Additionally, Holmes was found not guilty of four charges and the jury could not reach a verdict for the final three of the 11 charges. Judge Davila has declared a mistrial on those three counts, meaning that Holmes may face a new trial for those charges in the future.
Holmes founded the biotech start-up in 2003 when she was just 19-years-old Stanford drop-out, claiming to have invented a way to scan for hundred of diseases with just a drop of blood from a single finger prick.
The company gained mainstream attention in 2013 with it signed Walgreens (NASDAQ: WBA) as a potential customer of its blood-testing technology. Holmes began to appear on the cover of various publications, including Fortune, wearing her signature black turtleneck and red lipstick, drawing comparisons to Apple (NASDAQ: AAPL) founder Steve Jobs.

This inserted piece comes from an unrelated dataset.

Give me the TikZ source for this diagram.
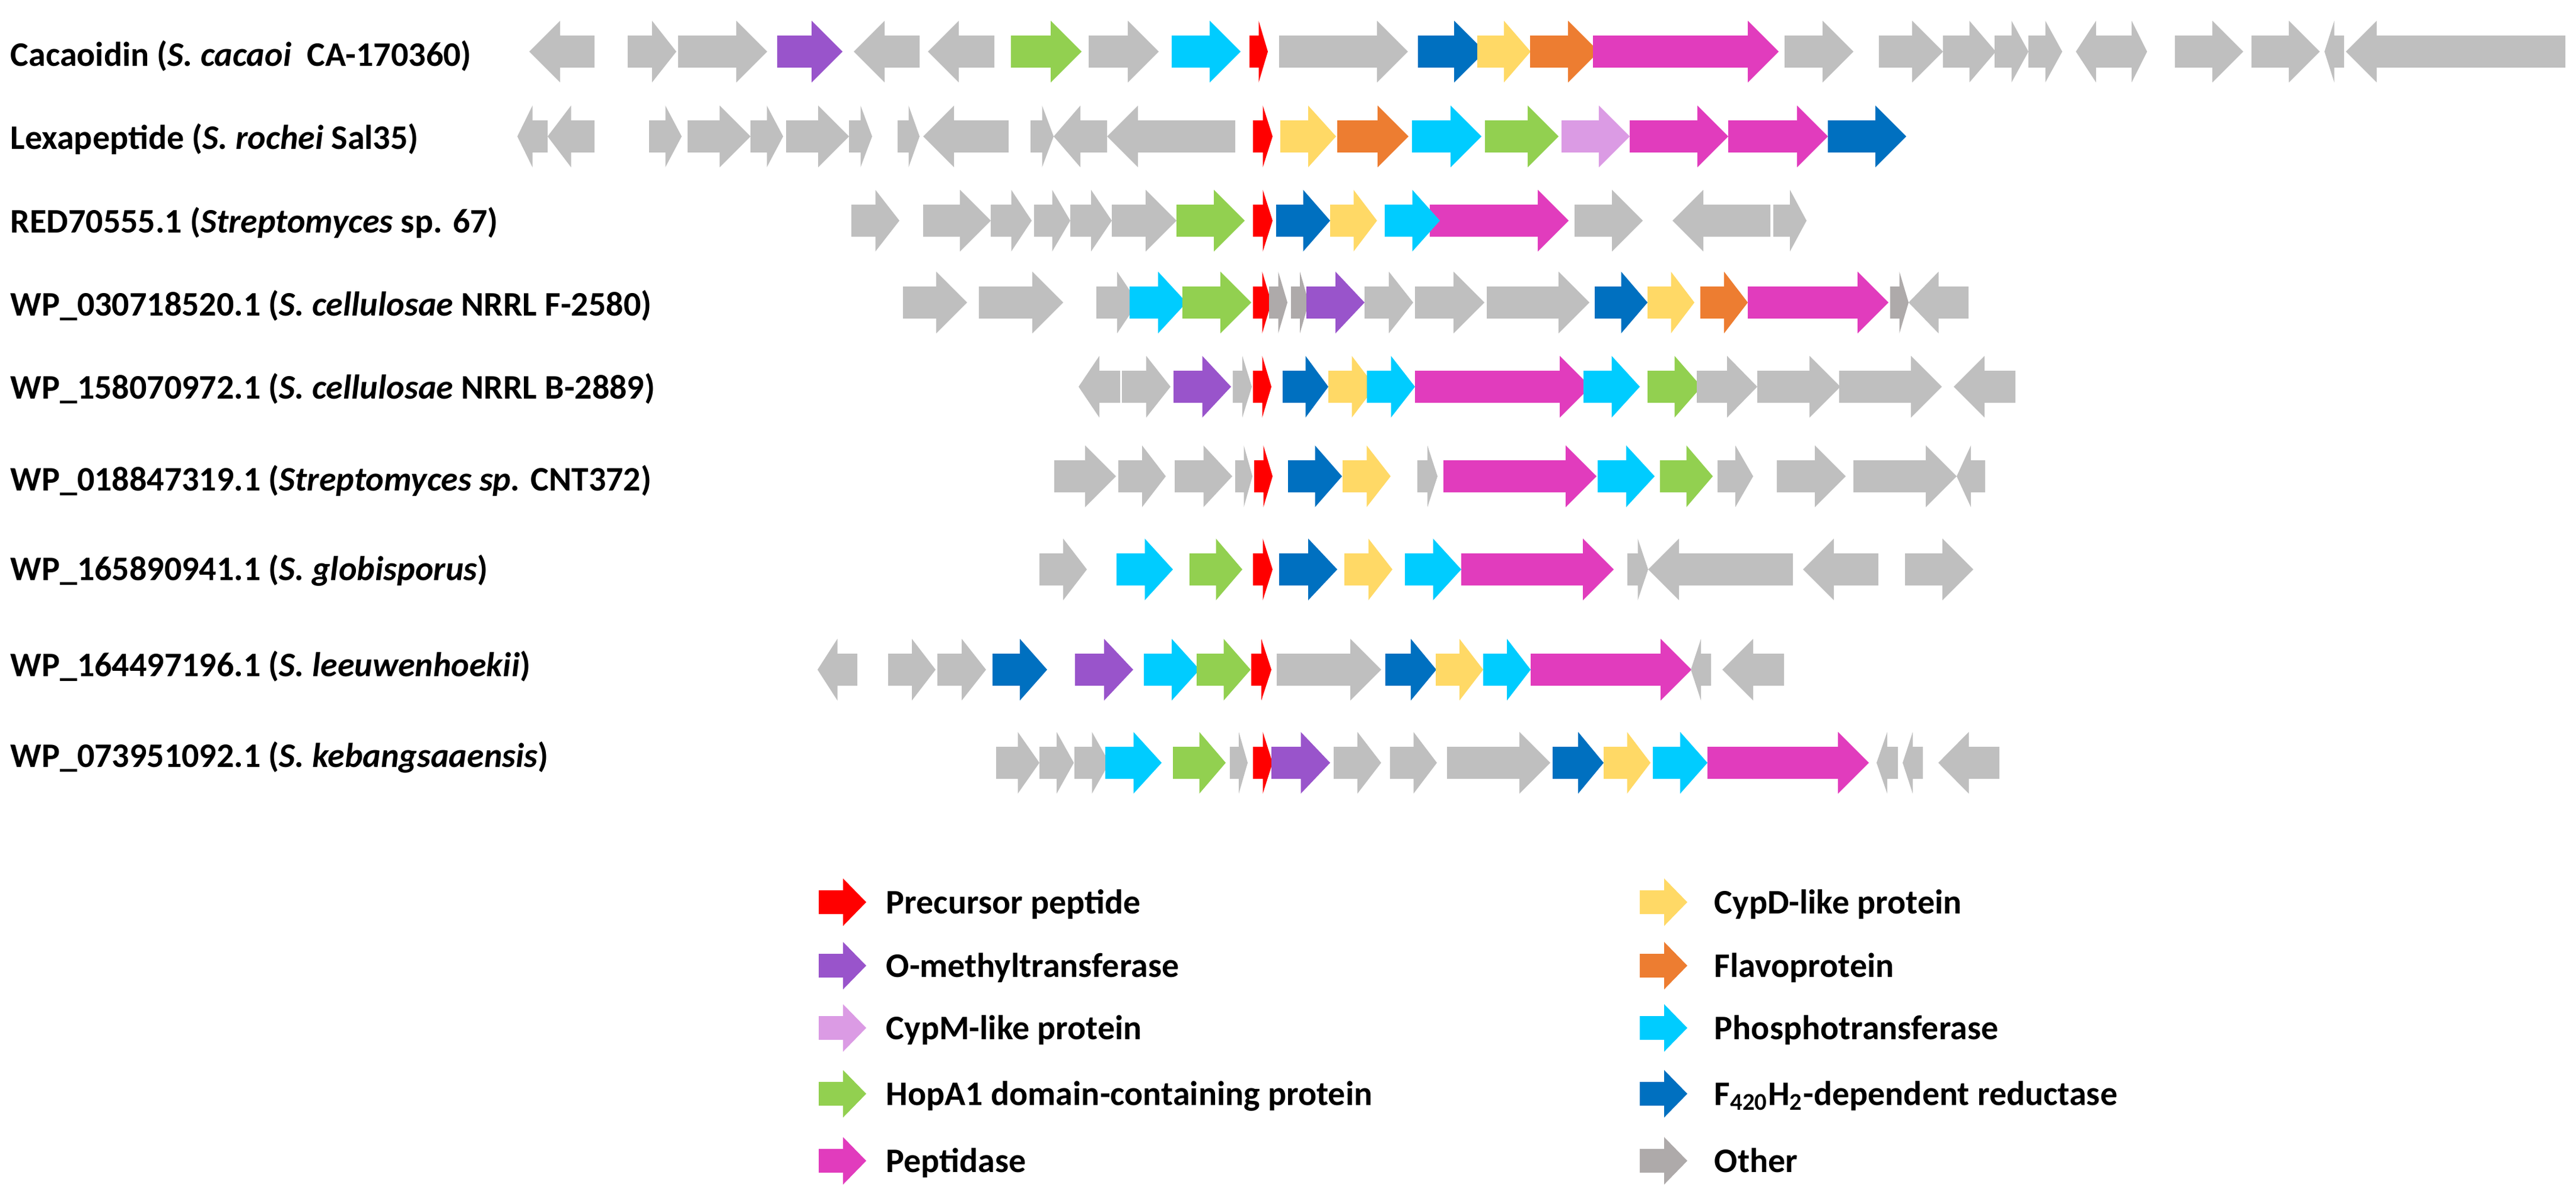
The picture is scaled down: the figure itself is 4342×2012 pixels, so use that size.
\documentclass[tikz,border=0pt]{standalone}
\usepackage{fontspec}
\setmainfont{Carlito}

\definecolor{pep}{HTML}{FF0000}
\definecolor{omt}{HTML}{9954CB}
\definecolor{cypm}{HTML}{DB9BE4}
\definecolor{hopa}{HTML}{92D050}
\definecolor{ptd}{HTML}{E13CBD}
\definecolor{cypd}{HTML}{FFD966}
\definecolor{flavo}{HTML}{ED7D31}
\definecolor{phos}{HTML}{00CCFF}
\definecolor{fred}{HTML}{0070C0}
\definecolor{gr}{HTML}{BFBFBF}
\definecolor{oth}{HTML}{AEAAAA}

\begin{document}
\begin{tikzpicture}[x=0.25pt,y=-0.25pt,
  lab/.style={anchor=base west,inner sep=0pt,font=\bfseries\fontsize{14.5}{17}\selectfont},
  keytext/.style={lab}]
\useasboundingbox (0,0) rectangle (4342,2012);

\def\gene(#1,#2,#3)#4{
	\pgfmathsetmacro\hb{#2-sign(#2-#1)*min(52,abs(#2-#1)/2)}
	\fill[#4] (#1,#3-27) -- (\hb,#3-27) -- (\hb,#3-52) -- (#2,#3) -- (\hb,#3+52) -- (\hb,#3+27) -- (#1,#3+27) -- cycle;
}
\def\keyarrow(#1,#2)#3{
	\fill[#3] (#1,#2-20) -- (#1+41,#2-20) -- (#1+41,#2-40) -- (#1+80,#2) -- (#1+41,#2+40) -- (#1+41,#2+20) -- (#1,#2+20) -- cycle;
}

% base/tip/colour
\foreach \ba/\ti/\co in {1002/892/gr, 1058/1140/gr, 1143/1293/gr, 1310/1420/omt, 1550/1439/gr, 1676/1564/gr, 1704/1823/hopa, 1835/1953/gr, 1975/2091/phos, 2106/2137/pep, 2156/2373/gr, 2390/2503/fred, 2490/2580/cypd, 2579/2695/flavo, 2685/2998/ptd, 3008/3124/gr, 3167/3275/gr, 3275/3364/gr, 3362/3419/gr, 3419/3476/gr, 3567/3499/gr, 3567/3619/gr, 3666/3781/gr, 3795/3910/gr, 3951/3918/gr, 4324/3954/gr}
	{\gene(\ba,\ti,87)\co}
\foreach \ba/\ti/\co in {923/872/gr, 1002/923/gr, 1094/1149/gr, 1159/1265/gr, 1265/1320/gr, 1325/1431/gr, 1431/1470/gr, 1513/1550/gr, 1700/1556/gr, 1737/1776/gr, 1866/1776/gr, 2082/1866/gr, 2112/2145/pep, 2158/2252/cypd, 2254/2374/flavo, 2380/2497/phos, 2503/2627/hopa, 2632/2747/cypm, 2747/2913/ptd, 2913/3081/ptd, 3081/3213/fred}
	{\gene(\ba,\ti,230)\co}
\foreach \ba/\ti/\co in {1435/1516/gr, 1556/1670/gr, 1670/1739/gr, 1743/1804/gr, 1804/1874/gr, 1874/1983/gr, 1983/2098/hopa, 2112/2145/pep, 2151/2242/fred, 2242/2321/cypd, 2410/2644/ptd, 2334/2427/phos, 2654/2769/gr, 2984/2819/gr, 2989/3045/gr}
	{\gene(\ba,\ti,372)\co}
\foreach \ba/\ti/\co in {1522/1630/gr, 1650/1792/gr, 1848/1918/gr, 1904/2000/phos, 1993/2109/hopa, 2112/2143/pep, 2139/2170/oth, 2176/2206/oth, 2202/2300/omt, 2300/2382/gr, 2385/2502/gr, 2506/2679/gr, 2688/2777/fred, 2777/2856/cypd, 2866/2946/flavo, 2946/3183/ptd, 3186/3217/oth, 3318/3217/gr}
	{\gene(\ba,\ti,510)\co}
\foreach \ba/\ti/\co in {1888/1818/gr, 1891/1973/gr, 1978/2075/omt, 2078/2110/gr, 2112/2143/pep, 2162/2239/fred, 2239/2318/cypd, 2304/2385/phos, 2385/2681/ptd, 2669/2764/phos, 2777/2868/hopa, 2860/2962/gr, 2962/3102/gr, 3100/3273/gr, 3397/3293/gr}
	{\gene(\ba,\ti,652)\co}
\foreach \ba/\ti/\co in {1777/1881/gr, 1885/1965/gr, 1980/2077/gr, 2082/2111/gr, 2114/2145/pep, 2171/2262/fred, 2263/2344/cypd, 2389/2423/gr, 2433/2691/ptd, 2693/2789/phos, 2798/2887/hopa, 2895/2955/gr, 2995/3111/gr, 3124/3298/gr, 3346/3298/gr}
	{\gene(\ba,\ti,803)\co}
\foreach \ba/\ti/\co in {1752/1832/gr, 1882/1977/phos, 2005/2094/hopa, 2112/2145/pep, 2156/2254/fred, 2266/2347/cypd, 2368/2463/phos, 2463/2720/ptd, 2743/2778/gr, 3022/2778/gr, 3166/3039/gr, 3211/3326/gr}
	{\gene(\ba,\ti,960)\co}
\foreach \ba/\ti/\co in {1445/1378/gr, 1497/1577/gr, 1580/1662/gr, 1673/1765/fred, 1812/1910/omt, 1928/2022/phos, 2017/2108/hopa, 2109/2143/pep, 2152/2328/gr, 2335/2421/fred, 2420/2500/cypd, 2500/2580/phos, 2580/2851/ptd, 2884/2850/gr, 3007/2903/gr}
	{\gene(\ba,\ti,1129)\co}
\foreach \ba/\ti/\co in {1679/1752/gr, 1752/1810/gr, 1811/1870/gr, 1863/1958/phos, 1977/2066/hopa, 2073/2103/gr, 2112/2145/pep, 2143/2242/omt, 2248/2328/gr, 2343/2422/gr, 2439/2613/gr, 2617/2703/fred, 2703/2782/cypd, 2786/2878/phos, 2878/3150/ptd, 3199/3163/gr, 3241/3207/gr, 3370/3267/gr}
	{\gene(\ba,\ti,1286)\co}

\node[lab] (cacao) at (17,112) {Cacaoidin (\textit{S. cacaoi}\ \ CA-170360)};
\node[lab] (lexa) at (17,252) {Lexapeptide (\textit{S. rochei} Sal35)};
\node[lab] (red70) at (17,392) {RED70555.1 (\textit{Streptomyces} sp. 67)};
\node[lab] (cell1) at (17,532) {WP\_030718520.1 (\textit{S. cellulosae} NRRL F-2580)};
\node[lab] (cell2) at (17,672) {WP\_158070972.1 (\textit{S. cellulosae} NRRL B-2889)};
\node[lab] (cnt) at (17,827) {WP\_018847319.1 (\textit{Streptomyces sp.} CNT372)};
\node[lab] (glob) at (17,978) {WP\_165890941.1 (\textit{S. globisporus})};
\node[lab] (leeu) at (17,1140) {WP\_164497196.1 (\textit{S. leeuwenhoekii})};
\node[lab] (keba) at (17,1293) {WP\_073951092.1 (\textit{S. kebangsaaensis})};

\foreach \ky/\co/\tx in {1521/pep/{Precursor peptide}, 1628/omt/{O-methyltransferase}, 1733/cypm/{CypM-like protein}, 1844/hopa/{HopA1 domain-containing protein}, 1957/ptd/{Peptidase}}
	{\keyarrow(1380,\ky)\co
	\node[keytext] (key-\co) at (1493,\ky+19) {\tx};}
\foreach \ky/\co/\tx in {1521/cypd/{CypD-like protein}, 1628/flavo/{Flavoprotein}, 1733/phos/{Phosphotransferase}, 1844/fred/{F\textsubscript{420}H\textsubscript{2}-dependent reductase}, 1957/oth/{Other}}
	{\keyarrow(2764,\ky)\co
	\node[keytext] (key-\co) at (2889,\ky+19) {\tx};}
\end{tikzpicture}
\end{document}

Theranos at its peak amassed a valuation of $9 billion, raising funds from high-profile investors including the family of Betsy DeVos and Rupert Murdoch.
The biotech's luck started to run out in 2015 after the Wall Street Journal published a series of reports by then-WSJ journalist John Carreyrou that exposed the inaccuracies of Theranos' blood-testing technology. The WSJ reports revealed that the company's testing machine, named the Edison, could only process a small potion of blood tests, with many other tests needing to be run on other companies' machines, providing inaccurate results.
Theranos dissolved in 2018 following both civil and criminal probes, including charges made by the U.S. Securities and Exchange Commission (SEC). Holmes was indicted that year alongside Theranos top executive and then-boyfriend Ramesh "Sunny" Balwani. Holmes settled the SEC case, paying a $500,000 fine and agreeing to not serve as an officer or director of a public company for 10 years. Balwani did not agree to a settlement and is expected to go on trial for the charges early this year.
Holmes was convicted of defrauding PFM Healthcare Master Fund of $38 million, Lakeshore Capital Management of nearly $100 million, and Mosley Family Holdings of almost $6 million.